A new legal battle has emerged over the operations of a major cryptocurrency platform, raising significant questions about consumer protection and corporate accountability. On September 12, 2024, plaintiffs Darren Kramer, Manish Aggarwal, Mostafa El Bermawy, and Amish Shah filed a complaint against Coinbase, Inc. in the San Francisco Superior Court. The case revolves around allegations that Coinbase misrepresented its security features to users, violating several California consumer protection laws.

The plaintiffs accuse Coinbase of deceptive practices under the Consumer Legal Remedies Act (CLRA), the California False Advertising Law (FAL), and the California Unfair Competition Law (UCL). According to the court documents, users who created accounts on Coinbase’s platform were required to accept a user agreement containing an arbitration provision. This provision stated that any disputes would be resolved through binding arbitration rather than in court. However, when hackers allegedly accessed Aggarwal's and El Bermawy's accounts and stole funds, they claimed Coinbase failed to protect their accounts or mitigate their losses. Consequently, they filed a class action lawsuit in federal court seeking various remedies including public injunctive relief.

Coinbase moved to compel arbitration based on its user agreement but was denied by the trial court. The court ruled that since the plaintiffs sought public injunctive relief—aimed at benefiting the general public rather than just themselves—the claims were not subject to arbitration. "Here, the complaint plainly shows that plaintiffs are only seeking public injunctive relief," noted the trial court judge.

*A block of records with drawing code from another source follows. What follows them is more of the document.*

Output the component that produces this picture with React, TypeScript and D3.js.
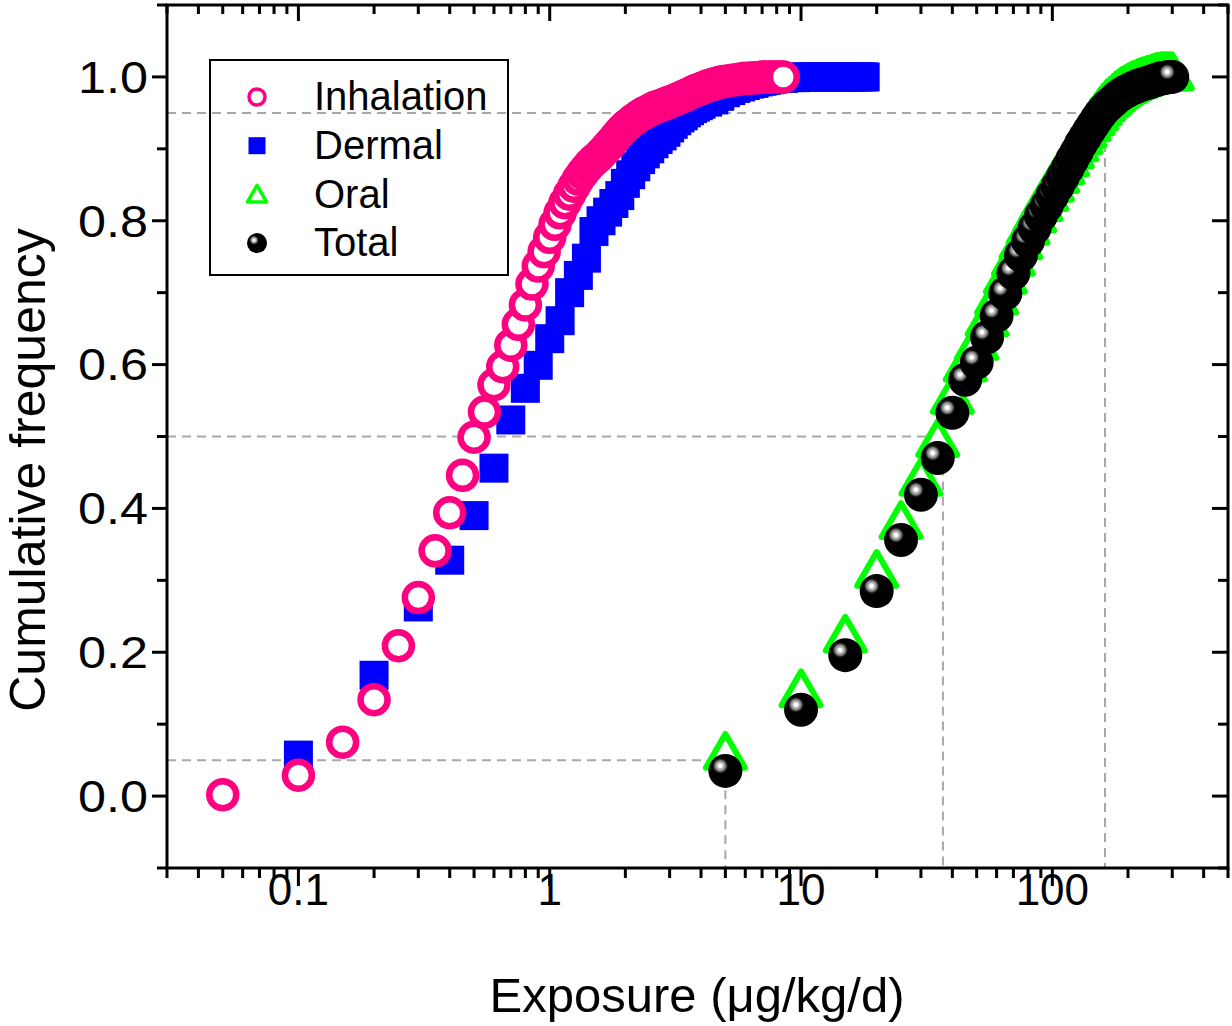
import React from 'react';
import * as d3 from 'd3';

// ---------------- data ----------------
const inhalationX = [0.05, 0.1, 0.15, 0.2, 0.25, 0.3, 0.35, 0.4, 0.45, 0.5, 0.55, 0.6, 0.65, 0.7, 0.75, 0.8, 0.85, 0.9, 0.95, 1.0,
  1.05, 1.1, 1.15, 1.2, 1.25, 1.3, 1.35, 1.4, 1.45, 1.5, 1.55, 1.6, 1.65, 1.7, 1.75, 1.8, 1.85, 1.9, 1.95, 2.0,
  2.05, 2.1, 2.15, 2.2, 2.25, 2.3, 2.35, 2.4, 2.45, 2.5, 2.55, 2.6, 2.65, 2.7, 2.75, 2.8, 2.85, 2.9, 2.95, 3.0,
  3.1, 3.2, 3.3, 3.4, 3.5, 3.6, 3.7, 3.8, 3.9, 4.0, 4.1, 4.2, 4.3, 4.4, 4.5, 4.6, 4.7, 4.8, 4.9, 5.0,
  5.25, 5.5, 5.75, 6.0, 6.25, 6.5, 6.75, 7.0, 7.25, 7.5, 7.75, 8.0, 8.25, 8.5];
const inhalationY = [0.002, 0.029, 0.075, 0.134, 0.209, 0.276, 0.341, 0.394, 0.446, 0.499, 0.534, 0.572, 0.597, 0.627, 0.656, 0.683, 0.712, 0.737, 0.757, 0.777,
  0.795, 0.811, 0.825, 0.837, 0.848, 0.858, 0.866, 0.873, 0.879, 0.884, 0.888, 0.893, 0.898, 0.903, 0.908, 0.913, 0.918, 0.923, 0.927, 0.931,
  0.934, 0.937, 0.940, 0.942, 0.945, 0.947, 0.949, 0.951, 0.952, 0.954, 0.955, 0.957, 0.958, 0.959, 0.960, 0.961, 0.962, 0.963, 0.964, 0.965,
  0.967, 0.969, 0.971, 0.973, 0.975, 0.977, 0.979, 0.981, 0.982, 0.984, 0.985, 0.987, 0.988, 0.989, 0.990, 0.991, 0.992, 0.993, 0.993, 0.994,
  0.995, 0.996, 0.997, 0.998, 0.998, 0.999, 0.999, 1.0, 1.0, 1.0, 1.0, 1.0, 1.0, 1.0];

const dermalX = [0.1, 0.2, 0.3, 0.4, 0.5, 0.6, 0.7, 0.8, 0.9, 1.0, 1.1, 1.2, 1.3, 1.4, 1.5, 1.6, 1.7, 1.8, 1.9, 2.0,
  2.1, 2.2, 2.3, 2.4, 2.5, 2.6, 2.7, 2.8, 2.9, 3.0, 3.1, 3.2, 3.3, 3.4, 3.5, 3.6, 3.7, 3.8, 3.9, 4.0,
  4.25, 4.5, 4.75, 5.0, 5.25, 5.5, 5.75, 6.0, 6.25, 6.5, 6.75, 7.0, 7.25, 7.5, 7.75, 8.0, 8.5, 9.0, 9.5, 10,
  10.5, 11, 11.5, 12, 12.5, 13, 13.5, 14, 14.5, 15, 15.5, 16, 16.5, 17, 17.5, 18];
const dermalY = [0.057, 0.168, 0.263, 0.328, 0.39, 0.456, 0.523, 0.567, 0.599, 0.636, 0.661, 0.70, 0.724, 0.748, 0.785, 0.80, 0.812, 0.824, 0.835, 0.852,
  0.864, 0.875, 0.885, 0.893, 0.900, 0.907, 0.913, 0.918, 0.923, 0.929, 0.934, 0.939, 0.943, 0.946, 0.950, 0.953, 0.956, 0.958, 0.960, 0.962,
  0.965, 0.968, 0.973, 0.978, 0.981, 0.984, 0.986, 0.988, 0.990, 0.991, 0.993, 0.994, 0.995, 0.996, 0.997, 0.998, 0.998, 0.999, 0.999, 1.0,
  1.0, 1.0, 1.0, 1.0, 1.0, 1.0, 1.0, 1.0, 1.0, 1.0, 1.0, 1.0, 1.0, 1.0, 1.0, 1.0];

const totalX = [5, 10, 15, 20, 25, 30, 35, 40, 45, 50, 55, 60, 65, 70, 75, 80, 85, 90, 95, 100,
  105, 110, 115, 120, 125, 130, 135, 140, 145, 150, 155, 160, 165, 170, 175, 180, 185, 190, 195, 200,
  205, 210, 215, 220, 225, 230, 235, 240, 245, 250, 255, 260, 265, 270, 275, 280, 285, 290, 295, 300];
const totalY = [0.035, 0.12, 0.196, 0.285, 0.356, 0.419, 0.470, 0.533, 0.579, 0.603, 0.638, 0.668, 0.699, 0.727, 0.752, 0.772, 0.790, 0.807, 0.821, 0.835,
  0.848, 0.861, 0.873, 0.885, 0.896, 0.907, 0.916, 0.925, 0.933, 0.941, 0.948, 0.954, 0.959, 0.963, 0.967, 0.971, 0.974, 0.977, 0.979, 0.981,
  0.983, 0.985, 0.986, 0.988, 0.989, 0.990, 0.991, 0.992, 0.993, 0.994, 0.995, 0.996, 0.997, 0.998, 0.998, 0.999, 0.999, 1.0, 1.0, 1.0];

const oralX = totalX;
const oralY = [0.055, 0.142, 0.218, 0.308, 0.376, 0.436, 0.49, 0.55, 0.595, 0.625, 0.658, 0.688, 0.717, 0.742, 0.765, 0.785, 0.802, 0.818, 0.832, 0.845,
  0.857, 0.869, 0.880, 0.891, 0.901, 0.911, 0.920, 0.929, 0.937, 0.944, 0.951, 0.957, 0.962, 0.966, 0.970, 0.974, 0.977, 0.980, 0.982, 0.984,
  0.986, 0.988, 0.989, 0.991, 0.992, 0.993, 0.994, 0.995, 0.996, 0.997, 0.998, 0.999, 0.999, 1.0, 1.0, 1.0, 1.0, 1.0, 1.0, 1.0];

// reference percentile lines: [y level, x value]
const refLevels = [0.05, 0.5, 0.95];
const refValues = [5, 36.7, 162];

const xTickValues = [0.1, 1, 10, 100];
const xTickLabels = ['0.1', '1', '10', '100'];
const yTickValues = [0, 0.2, 0.4, 0.6, 0.8, 1.0];
const yTickLabels = ['0.0', '0.2', '0.4', '0.6', '0.8', '1.0'];
const yMinorValues = [-0.1, 0.1, 0.3, 0.5, 0.7, 0.9, 1.1];

const legendNames = ['Inhalation', 'Dermal', 'Oral', 'Total'];

// ---------------- layout ----------------
const W = 1232, H = 1026;
const L = 167, R = 1228, T = 5, B = 868;
const PINK = '#ff0080', BLUE = '#0000ff', GREEN = '#00ff00';
const FONT = 'Liberation Sans, Arial, Helvetica, sans-serif';

const x = d3.scaleLog().domain([0.03, 500]).range([L, R]);
const y = d3.scaleLinear().domain([-0.1, 1.1]).range([B, T]);

function triPath(s: number) {
  const h = (s * Math.sqrt(3)) / 2;
  return `M0,${-2 * h / 3}L${s / 2},${h / 3}L${-s / 2},${h / 3}Z`;
}

export default function App() {
  const xMinor = x.ticks().filter((v) => !xTickValues.some((t) => Math.abs(t - v) / t < 1e-6));
  const sq = 29;
  return (
    <svg width={W} height={H} style={{ position: 'absolute', left: 0, top: 0, background: '#fff' }} fontFamily={FONT}>
      <defs>
        <radialGradient id="sphere" cx="0.35" cy="0.35" r="0.5" fx="0.35" fy="0.35">
          <stop offset="0" stopColor="#ffffff" />
          <stop offset="0.1" stopColor="#ffffff" />
          <stop offset="0.18" stopColor="#bbbbbb" />
          <stop offset="0.3" stopColor="#858585" />
          <stop offset="0.4" stopColor="#202020" />
          <stop offset="0.48" stopColor="#000000" />
          <stop offset="1" stopColor="#000000" />
        </radialGradient>
        <clipPath id="plotClip">
          <rect x={L} y={T} width={R - L} height={B - T} />
        </clipPath>
      </defs>
      <rect x={0} y={0} width={W} height={H} fill="#fff" />

      {/* reference dashed lines */}
      <g stroke="#a8a8a8" strokeWidth={2} strokeDasharray="9,6" fill="none">
        {refLevels.map((lv, i) => (
          <g key={i}>
            <line x1={L} x2={x(refValues[i])} y1={y(lv)} y2={y(lv)} />
            <line x1={x(refValues[i])} x2={x(refValues[i])} y1={y(lv)} y2={B} />
          </g>
        ))}
      </g>

      <g clipPath="url(#plotClip)">
        {/* Dermal */}
        <g fill={BLUE}>
          {dermalX.map((v, i) => (
            <rect key={i} x={x(v) - sq / 2} y={y(dermalY[i]) - sq / 2} width={sq} height={sq} />
          ))}
        </g>
        {/* Inhalation */}
        <g fill="#fff" stroke={PINK} strokeWidth={6.5}>
          {inhalationX.map((v, i) => (
            <circle key={i} cx={x(v)} cy={y(inhalationY[i])} r={13.5} />
          ))}
        </g>
        {/* Oral */}
        <g fill="#fff" stroke={GREEN} strokeWidth={6} strokeLinejoin="round">
          {oralX.map((v, i) => (
            <path key={i} d={triPath(39)} transform={`translate(${x(v)},${y(oralY[i])})`} />
          ))}
        </g>
        {/* Total */}
        <g fill="url(#sphere)">
          {totalX.map((v, i) => (
            <circle key={i} cx={x(v)} cy={y(totalY[i])} r={17} />
          ))}
        </g>
      </g>

      {/* frame */}
      <rect x={L} y={T} width={R - L} height={B - T} fill="none" stroke="#000" strokeWidth={3} />

      {/* ticks */}
      <g stroke="#000" strokeWidth={3}>
        {xTickValues.map((v, i) => (
          <g key={'xm' + i}>
            <line x1={x(v)} x2={x(v)} y1={B} y2={B + 18} />
            <line x1={x(v)} x2={x(v)} y1={T} y2={T + 16} />
          </g>
        ))}
        {xMinor.map((v, i) => (
          <g key={'xn' + i}>
            <line x1={x(v)} x2={x(v)} y1={B} y2={B + 10} />
            <line x1={x(v)} x2={x(v)} y1={T} y2={T + 9} />
          </g>
        ))}
        {yTickValues.map((v, i) => (
          <g key={'ym' + i}>
            <line x1={L - 15} x2={L} y1={y(v)} y2={y(v)} />
            <line x1={R - 16} x2={R} y1={y(v)} y2={y(v)} />
          </g>
        ))}
        {yMinorValues.map((v, i) => (
          <g key={'yn' + i}>
            <line x1={L - 10} x2={L} y1={y(v)} y2={y(v)} />
            <line x1={R - 10} x2={R} y1={y(v)} y2={y(v)} />
          </g>
        ))}
      </g>

      {/* tick labels */}
      <g fill="#000">
        {xTickValues.map((v, i) => (
          <text key={i} x={x(v)} y={905} fontSize={44} textAnchor="middle">{xTickLabels[i]}</text>
        ))}
        {yTickValues.map((v, i) => (
          <text key={i} x={78} y={y(v)} dy="0.36em" fontSize={44} textLength={70} lengthAdjust="spacingAndGlyphs">{yTickLabels[i]}</text>
        ))}
      </g>

      {/* axis titles */}
      <text x={697} y={1012} fontSize={49} textAnchor="middle">Exposure (μg/kg/d)</text>
      <text transform={`translate(45,470) rotate(-90)`} fontSize={50} textAnchor="middle">Cumulative frequency</text>

      {/* legend */}
      <g>
        <rect x={210} y={60} width={298} height={215} fill="none" stroke="#000" strokeWidth={2} />
        {legendNames.map((n, i) => {
          const cy = 97 + i * 48.7;
          const cx = 257;
          let sym;
          if (i === 0) sym = <circle cx={cx} cy={cy} r={8} fill="#fff" stroke={PINK} strokeWidth={3.5} />;
          else if (i === 1) sym = <rect x={cx - 8.5} y={cy - 8.5} width={17} height={17} fill={BLUE} />;
          else if (i === 2) sym = <path d={triPath(19)} transform={`translate(${cx},${cy + 2})`} fill="#fff" stroke={GREEN} strokeWidth={3.5} strokeLinejoin="round" />;
          else sym = <circle cx={cx} cy={cy} r={10} fill="url(#sphere)" />;
          return (
            <g key={n}>
              {sym}
              <text x={314} y={cy} dy="0.33em" fontSize={40}>{n}</text>
            </g>
          );
        })}
      </g>
    </svg>
  );
}
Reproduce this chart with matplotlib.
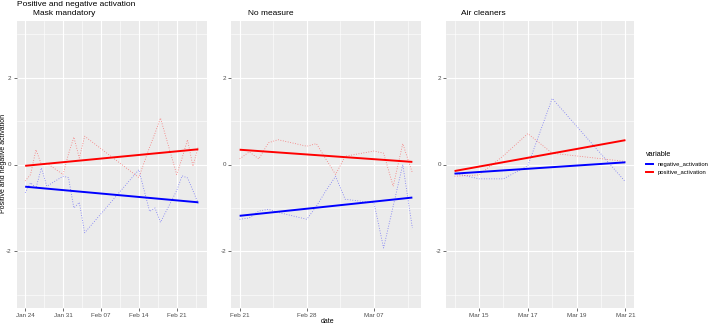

The ruling emphasized that the requested injunctions were designed to prevent future harm to consumers at large rather than address individual grievances.

The plaintiffs' complaint specifically alleges that Coinbase misled consumers about its security measures through various forms of advertising. They argue that these misrepresentations enticed users into creating accounts and depositing funds with Coinbase under false pretenses. "If Coinbase is permitted to continue its deceptive and misleading practices," states the complaint, "members of the public will suffer irreparable injuries beyond losing substantial sums of money." The plaintiffs seek an injunction prohibiting Coinbase from continuing these alleged deceptive practices.

On appeal, Coinbase contended that the claims should be arbitrated because they sought private injunctive relief for existing customers rather than public relief for all consumers. However, this argument was rejected by both lower courts and appellate courts which have consistently held that such claims are aimed at protecting broader consumer interests.

Representing the plaintiffs are attorneys specializing in consumer protection law who argue that their clients’ experiences highlight systemic issues within Coinbase’s operations affecting all users. The case is being heard by Judge Petrou with Judges Tucher and Fujisaki concurring on Case ID A167779/Kramer et al., v. Coinbase Inc., et al.